University fat cats cream off Pounds 74m

十二月 25, 1998

Australian universities spend up to 10 per cent of their wages bills on salaries for top executives and the total probably exceeds Aus$200 million (Pounds 74 million) each year.

On average, 55 per cent of each university's budget goes on staff wages - nationwide that amounts to over $4 billion a year - and executive salaries comprise a growing part of this huge sum.

The University of Melbourne's annual report for 1997 reveals its executives and directors of related units were paid Aus$30 million last year, or 9.5 per cent of the Aus$325 million in staff costs. At Monash University, directors and executives received Aus$20 million - 6.6 per cent of the allocation for salaries and related expenses.

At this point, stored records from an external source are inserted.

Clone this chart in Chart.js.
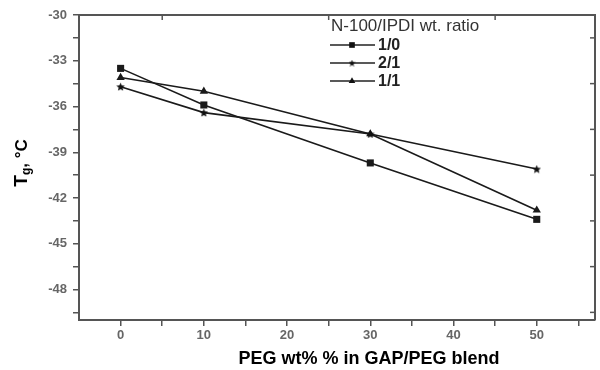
<!DOCTYPE html>
<html lang="en">
<head>
  <meta charset="UTF-8">
  <title>Tg vs PEG content</title>
  <script src="https://cdn.jsdelivr.net/npm/chart.js@4.4.0/dist/chart.umd.min.js"></script>
  <style>
    html, body { margin: 0; padding: 0; background: #fff; }
    #wrap { width: 600px; height: 370px; position: relative; }
  </style>
</head>
<body>
  <div id="wrap"><canvas id="tgChart" width="600" height="370"></canvas></div>
  <script>
    // PEG content (wt%) and Tg readings for each N-100/IPDI ratio
    const pegContent = [0, 10, 30, 50];
    const tg_1_0 = [-33.5, -35.9, -39.7, -43.4];
    const tg_2_1 = [-34.7, -36.4, -37.8, -40.1];
    const tg_1_1 = [-34.1, -35.0, -37.8, -42.8];
    const seriesLabels = ["1/0", "2/1", "1/1"];
    const legendTitle = "N-100/IPDI wt. ratio";
    const xTitle = "PEG wt% % in GAP/PEG blend";

    const xTicks = [0, 5, 10, 15, 20, 25, 30, 35, 40, 45, 50, 55];
    const xLabels = [0, 10, 20, 30, 40, 50];
    const xTopTicks = [5, 25, 45];
    const yTicks = [-49.5, -48, -46.5, -45, -43.5, -42, -40.5, -39, -37.5, -36, -34.5, -33, -31.5, -30];
    const yLabels = [-30, -33, -36, -39, -42, -45, -48];
    const yRightTicks = [-31.5, -34.5, -37.5, -40.5, -43.5, -46.5, -49.5];

    const AXIS = "#555";
    const FONT = "'Liberation Sans', Arial, sans-serif";

    function starImage(size) {
      const c = document.createElement("canvas");
      c.width = size; c.height = size;
      const g = c.getContext("2d");
      const h = size / 2;
      g.fillStyle = "#111";
      g.beginPath();
      for (let i = 0; i < 10; i++) {
        const r = i % 2 === 0 ? h : h * 0.45;
        const a = -Math.PI / 2 + i * Math.PI / 5;
        const px = h + r * Math.cos(a), py = h * 1.1 + r * Math.sin(a);
        i === 0 ? g.moveTo(px, py) : g.lineTo(px, py);
      }
      g.closePath();
      g.fill();
      return c;
    }
    const star = starImage(9);
    const smallStar = starImage(7);

    const styles = [
      { pointStyle: "rect", pointRadius: 5, legendStyle: "rect", legendRadius: 4 },
      { pointStyle: star, pointRadius: 4.5, legendStyle: smallStar, legendRadius: 3.5 },
      { pointStyle: "triangle", pointRadius: 4.8, legendStyle: "triangle", legendRadius: 3.8 }
    ];

    function pts(vals) { return pegContent.map((x, i) => ({ x: x, y: vals[i] })); }

    const datasets = [tg_1_0, tg_2_1, tg_1_1].map((vals, i) => ({
      label: seriesLabels[i],
      data: pts(vals),
      borderColor: "#1a1a1a",
      backgroundColor: "#1a1a1a",
      borderWidth: 1.6,
      pointStyle: styles[i].pointStyle,
      pointRadius: styles[i].pointRadius,
      pointBorderWidth: 0,
      tension: 0,
      showLine: true
    }));

    // frame, inward top/right ticks, legend and titles
    const decorations = {
      id: "decorations",
      afterDraw(chart) {
        const { ctx, chartArea: a, scales } = chart;
        const xs = scales.x, ys = scales.y;
        ctx.save();
        ctx.strokeStyle = AXIS;
        ctx.lineWidth = 2;
        ctx.beginPath();
        ctx.moveTo(a.left, a.top); ctx.lineTo(a.right, a.top); ctx.lineTo(a.right, a.bottom);
        ctx.stroke();
        ctx.lineWidth = 1.5;
        xTopTicks.forEach(v => {
          const px = xs.getPixelForValue(v);
          ctx.beginPath(); ctx.moveTo(px, a.top); ctx.lineTo(px, a.top + 5); ctx.stroke();
        });
        yRightTicks.forEach(v => {
          const py = ys.getPixelForValue(v);
          ctx.beginPath(); ctx.moveTo(a.right, py); ctx.lineTo(a.right - 5, py); ctx.stroke();
        });

        // legend
        ctx.fillStyle = "#333";
        ctx.font = "17px " + FONT;
        ctx.textBaseline = "middle";
        ctx.textAlign = "left";
        ctx.fillText(legendTitle, 331, 26);
        chart.data.datasets.forEach((ds, i) => {
          const y = 45 + i * 18;
          ctx.strokeStyle = "#222";
          ctx.lineWidth = 1.6;
          ctx.beginPath(); ctx.moveTo(330, y); ctx.lineTo(375, y); ctx.stroke();
          ctx.fillStyle = "#111";
          Chart.helpers.drawPoint(ctx, {
            pointStyle: styles[i].legendStyle, radius: styles[i].legendRadius, borderWidth: 0, rotation: 0
          }, 352, y);
          ctx.fillStyle = "#222";
          ctx.font = "bold 16px " + FONT;
          ctx.fillText(ds.label, 378, y + 1);
        });

        // x title
        ctx.fillStyle = "#000";
        ctx.font = "bold 18px " + FONT;
        ctx.textAlign = "center";
        ctx.fillText(xTitle, 369, 359);

        // y title with subscript
        ctx.translate(22, 163);
        ctx.rotate(-Math.PI / 2);
        ctx.textAlign = "left";
        const parts = [["T", "bold 19px", 0], ["g", "bold 12px", 5], [", \u00b0C", "bold 17px", 0]];
        let total = 0;
        parts.forEach(p => { ctx.font = p[1] + " " + FONT; total += ctx.measureText(p[0]).width; });
        let cx = -total / 2;
        parts.forEach(p => {
          ctx.font = p[1] + " " + FONT;
          ctx.fillText(p[0], cx, p[2]);
          cx += ctx.measureText(p[0]).width;
        });
        ctx.restore();
      }
    };

    new Chart(document.getElementById("tgChart"), {
      type: "scatter",
      data: { datasets: datasets },
      options: {
        responsive: false,
        animation: false,
        layout: { padding: { top: 15, right: 2, left: 0, bottom: 0 } },
        plugins: { legend: { display: false }, tooltip: { enabled: false } },
        scales: {
          x: {
            type: "linear",
            min: -5,
            max: 57,
            afterFit: s => { s.height = 50; },
            afterBuildTicks: s => { s.ticks = xTicks.map(v => ({ value: v })); },
            ticks: {
              color: "#666",
              font: { family: FONT, size: 13, weight: "bold" },
              padding: 2,
              maxRotation: 0,
              autoSkip: false,
              callback: v => xLabels.includes(v) ? String(v) : ""
            },
            grid: { drawOnChartArea: false, drawTicks: true, tickLength: 6, color: AXIS, lineWidth: 1.5 },
            border: { display: true, color: AXIS, width: 2 }
          },
          y: {
            type: "linear",
            min: -50,
            max: -30,
            afterFit: s => { s.width = 79; },
            afterBuildTicks: s => { s.ticks = yTicks.map(v => ({ value: v })); },
            ticks: {
              color: "#666",
              font: { family: FONT, size: 13, weight: "bold" },
              padding: 6,
              autoSkip: false,
              callback: v => yLabels.includes(v) ? String(v) : ""
            },
            grid: { drawOnChartArea: false, drawTicks: true, tickLength: 6, color: AXIS, lineWidth: 1.5 },
            border: { display: true, color: AXIS, width: 2 }
          }
        }
      },
      plugins: [decorations]
    });
  </script>
</body>
</html>
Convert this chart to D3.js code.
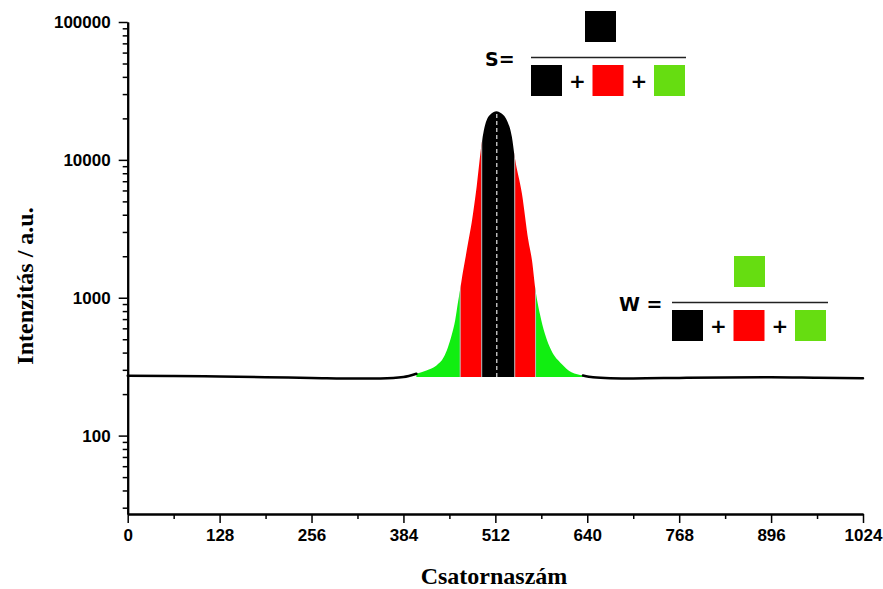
<!DOCTYPE html>
<html>
<head>
<meta charset="utf-8">
<script src="https://cdn.jsdelivr.net/npm/d3@7"></script>
<style>
  html, body { margin: 0; padding: 0; background: #fff; }
  svg { display: block; }
</style>
</head>
<body>
<svg id="chart" width="883" height="589"></svg>
<script>
// ---- data ----
const channels = [0, 64, 128, 192, 256, 320, 352, 384, 402, 416, 430, 440, 446, 451, 456, 460, 463, 466, 470, 474, 479, 486, 493, 496, 504, 514, 519, 528, 535, 539, 549, 558, 563, 568, 574, 581, 590, 604, 618, 634, 648, 672, 704, 768, 832, 896, 960, 1024];
const intensities = [272, 271, 268, 265, 262, 259, 260, 266, 281, 297, 323, 370, 438, 532, 685, 930, 1150, 1450, 1900, 2500, 3500, 6400, 13200, 16400, 21100, 22500, 22000, 19400, 14700, 10500, 5700, 2600, 1870, 1130, 766, 548, 414, 332, 288, 273, 265, 261, 260, 262, 264, 265, 263, 261];
const bandEdges = [402, 463, 493, 539, 568, 634];          // green | red | black | red | green
const bandColors = ["#11ee11", "#ff0000", "#000000", "#ff0000", "#11ee11"];
const fillBase = 266;        // flat bottom of the coloured area
const peakCenter = 514;      // dashed centre line
const xMajor = [0, 128, 256, 384, 512, 640, 768, 896, 1024];
const xMinor = [64, 192, 320, 448, 576, 704, 832, 960];
const yMajor = [100, 1000, 10000, 100000];
const yMinor = [30, 40, 50, 60, 70, 80, 90, 200, 300, 400, 500, 600, 700, 800, 900,
                2000, 3000, 4000, 5000, 6000, 7000, 8000, 9000,
                20000, 30000, 40000, 50000, 60000, 70000, 80000, 90000];
const xTitle = "Csatornaszám";
const yTitle = "Intenzitás / a.u.";

// ---- layout ----
const svg = d3.select("#chart");
const x = d3.scaleLinear().domain([0, 1024]).range([127.7, 863]);
const y = d3.scaleLog().domain([27, 100000]).range([514, 22]);

const pts = channels.map((c, i) => ({ c, v: intensities[i] }));

// coloured bands (area clipped to band ranges)
const area = d3.area()
  .x(d => x(d.c))
  .y0(y(fillBase))
  .y1(d => y(d.v))
  .curve(d3.curveMonotoneX);
const peakPts = pts.filter(d => d.c >= bandEdges[0] - 20 && d.c <= bandEdges[5] + 20);

const defs = svg.append("defs");
defs.append("clipPath").attr("id", "areaClip")
  .append("path").attr("d", area(peakPts));
for (let i = 0; i < 5; i++) {
  defs.append("clipPath").attr("id", "band" + i)
    .append("rect")
    .attr("x", x(bandEdges[i])).attr("y", 0)
    .attr("width", x(bandEdges[i + 1]) - x(bandEdges[i]))
    .attr("height", 589);
}
const bandsG = svg.append("g");
for (let i = 0; i < 5; i++) {
  bandsG.append("path")
    .attr("d", area(peakPts))
    .attr("fill", bandColors[i])
    .attr("clip-path", `url(#band${i})`);
}
// thin separators between bands
const sepG = svg.append("g").attr("clip-path", "url(#areaClip)");
sepG.selectAll("line").data(bandEdges.slice(1, 5)).join("line")
  .attr("x1", d => x(d)).attr("x2", d => x(d))
  .attr("y1", y(fillBase)).attr("y2", 0)
  .attr("stroke", "#b8b8b8").attr("stroke-width", 1);
// dashed centre line
sepG.append("line")
  .attr("x1", x(peakCenter)).attr("x2", x(peakCenter))
  .attr("y1", y(fillBase)).attr("y2", 0)
  .attr("stroke", "#e6e6e6").attr("stroke-width", 1.2)
  .attr("stroke-dasharray", "4,3");

// spectrum line outside the coloured region
const line = d3.line().x(d => x(d.c)).y(d => y(d.v)).curve(d3.curveMonotoneX);
const leftPart = pts.filter(d => d.c <= bandEdges[0]);
const rightPart = pts.filter(d => d.c >= bandEdges[5]);
[leftPart, rightPart].forEach(p => {
  svg.append("path").attr("d", line(p))
    .attr("fill", "none").attr("stroke", "#000").attr("stroke-width", 2.5)
    .attr("stroke-linecap", "round");
});

// ---- axes ----
const tickFont = "'Liberation Sans', Arial, sans-serif";
const formulaFont = "'DejaVu Sans', sans-serif";
function styleAxis(g) {
  g.select(".domain").attr("stroke", "#000").attr("stroke-width", 2);
  g.selectAll(".tick line").attr("stroke", "#000").attr("stroke-width", 1.5);
  g.selectAll(".tick text")
    .attr("fill", "#000")
    .style("font-family", tickFont)
    .style("font-weight", "bold")
    .style("font-size", "17px");
}
const yAxisMinor = svg.append("g").attr("transform", `translate(${x(0)},0)`)
  .call(d3.axisLeft(y).tickValues(yMinor).tickSize(5).tickSizeOuter(0).tickFormat(""));
styleAxis(yAxisMinor);
const yAxisMajor = svg.append("g").attr("transform", `translate(${x(0)},0)`)
  .call(d3.axisLeft(y).tickValues(yMajor).tickSize(9).tickSizeOuter(0).tickPadding(8)
    .tickFormat(d3.format("d")));
styleAxis(yAxisMajor);

const xAxisMinor = svg.append("g").attr("transform", `translate(0,${y(27)})`)
  .call(d3.axisBottom(x).tickValues(xMinor).tickSize(5).tickSizeOuter(0).tickFormat(""));
styleAxis(xAxisMinor);
const xAxisMajor = svg.append("g").attr("transform", `translate(0,${y(27)})`)
  .call(d3.axisBottom(x).tickValues(xMajor).tickSize(9).tickSizeOuter(0).tickPadding(6)
    .tickFormat(d3.format("d")));
styleAxis(xAxisMajor);

// axis titles
const titleFont = "'Liberation Serif', 'Times New Roman', serif";
svg.append("text")
  .attr("x", 494).attr("y", 584)
  .attr("text-anchor", "middle")
  .style("font-family", titleFont).style("font-weight", "bold").style("font-size", "24px")
  .text(xTitle);
svg.append("text")
  .attr("transform", "translate(33,286) rotate(-90)")
  .attr("text-anchor", "middle")
  .style("font-family", titleFont).style("font-weight", "bold").style("font-size", "24px")
  .text(yTitle);

// ---- formula annotations ----
const fGreen = "#66dd11";
function formula(g, opts) {
  const sq = 31;
  g.append("text")
    .attr("x", opts.labelX).attr("y", opts.lineY + 8)
    .style("font-family", formulaFont).style("font-weight", "bold").style("font-size", "19px")
    .text(opts.label);
  g.append("rect").attr("x", opts.topX).attr("y", opts.lineY - 46.5)
    .attr("width", sq).attr("height", sq).attr("fill", opts.topColor);
  g.append("line").attr("x1", opts.x0).attr("x2", opts.x1)
    .attr("y1", opts.lineY).attr("y2", opts.lineY)
    .attr("stroke", "#222").attr("stroke-width", 1.3);
  const by = opts.lineY + 7.5;
  const cols = ["#000", "#ff0000", fGreen];
  const step = 61.5;
  cols.forEach((c, i) => {
    g.append("rect").attr("x", opts.x0 + i * step).attr("y", by)
      .attr("width", sq).attr("height", sq).attr("fill", c);
    if (i < 2) {
      g.append("text")
        .attr("x", opts.x0 + i * step + sq + 15.5).attr("y", by + sq / 2 + 7)
        .attr("text-anchor", "middle")
        .style("font-family", formulaFont).style("font-weight", "bold").style("font-size", "20px")
        .text("+");
    }
  });
}
formula(svg.append("g"), { label: "S=", labelX: 485, lineY: 57.5, topX: 585, topColor: "#000", x0: 531, x1: 686 });
formula(svg.append("g"), { label: "W =", labelX: 619, lineY: 302.5, topX: 734, topColor: fGreen, x0: 672, x1: 828 });
</script>
</body>
</html>
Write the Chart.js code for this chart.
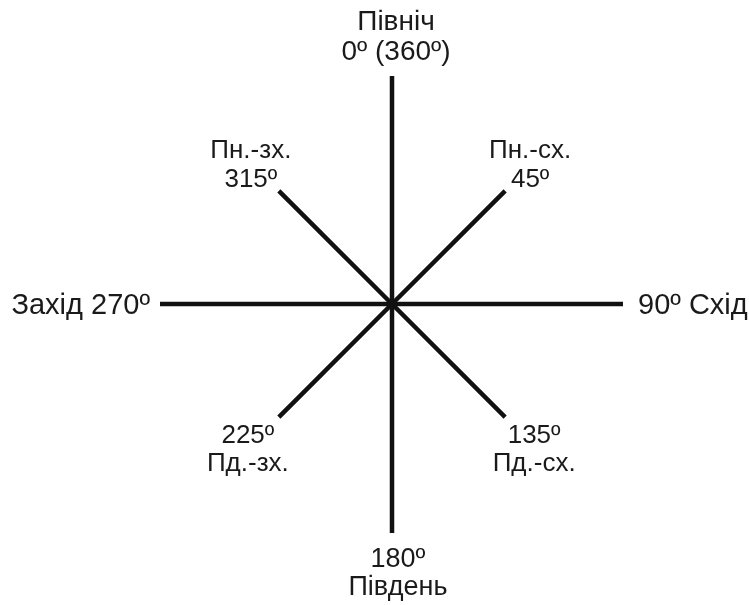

At the University of Western Australia last year, the 11 senior officers who individually earned over Aus$100,000 took away a total of Aus$2.3 million. While that was 2 per cent of UWA's overall wages bill, the annual report shows that when vice-chancellor Fay Gale retired she was earning almost Aus$500,000.

The amounts paid to the chief executives of these higher education institutions vary widely according to size and status. But few if any are on less than Aus$200,000 and many are on packages worth Aus$300,000 to Aus$500,000 if the cost of their cars, houses and entertainment expenses are included.

A storm of controversy erupted in Brisbane recently when it was revealed that the University of Queensland vice-chancellor was on Aus$260,000 and a package that included a performance bonus of Aus$25,000 (which he received last year), plus an Aus$95,000 housing allowance and an expensive car.

Vice-chancellors point out that these sums look small compared with the salaries paid to the heads of big corporations where annual incomes in the millions are common, or when the size of a university's operations is considered.

But it is the growth in the number of executives in universities and the increasing proportion of the overall wages bill allocated to them that concerns the National Tertiary Education Union.

With its campaign under way for a 19 per cent pay rise for academic and general staff, the union is planning an investigation into how much each university spends on its executives. It will be forced to use freedom of information legislation to obtain much of this financial detail, given that most states do not require universities to reveal in annual reports what they pay their executives.